Statement from the Jewish Social Work Group
As a Jewish community, we are still grieving, so this is a brief statement in the immediate aftermath. Our thoughts and prayers are with the families directly affected by the 2025 Manchester Synagogue Attack, an antisemitic terrorist attack on Jews—targeted because they are Jewish.
This tragedy reflects concerns we have raised for many years with our peers and social work organisations. These warnings have been met with little to no meaningful action—despite our repeated offers of practical steps to increase awareness and understanding.
Jewish voices have been excluded from conversations and statements about our own lives. We have been told what antisemitism is—and what it means to be Jewish—by those outside our community.

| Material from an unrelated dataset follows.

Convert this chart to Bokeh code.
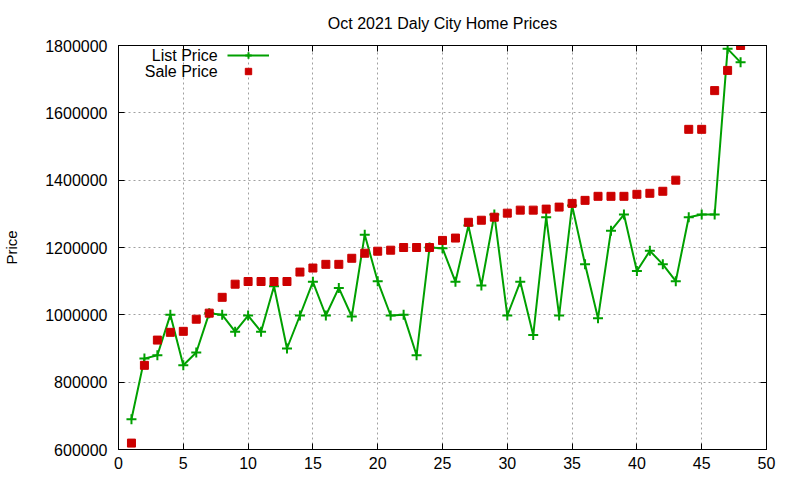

Many of us have faced isolation or been targeted actively for expressing our lived experiences, including within our professional association and other social work bodies in the UK and internationally.
Language of hate has consequences. Antisemitism has been allowed to grow in an environment shaped by well-meaning intentions but marked by a failure to challenge rhetoric steeped in extremism. We ask our peers and the institutions that speak up against racism to listen to our concerns.
We hope that the new leadership in BASW will take our concerns seriously, given the history with the organisation, and work on the recommendations in the Commission on Antisemitism .
These are dangerous times when many extremists seek to divide and increase fear in minoritised communities. It is imperative that the social work profession is part of the solution and not part of the problem.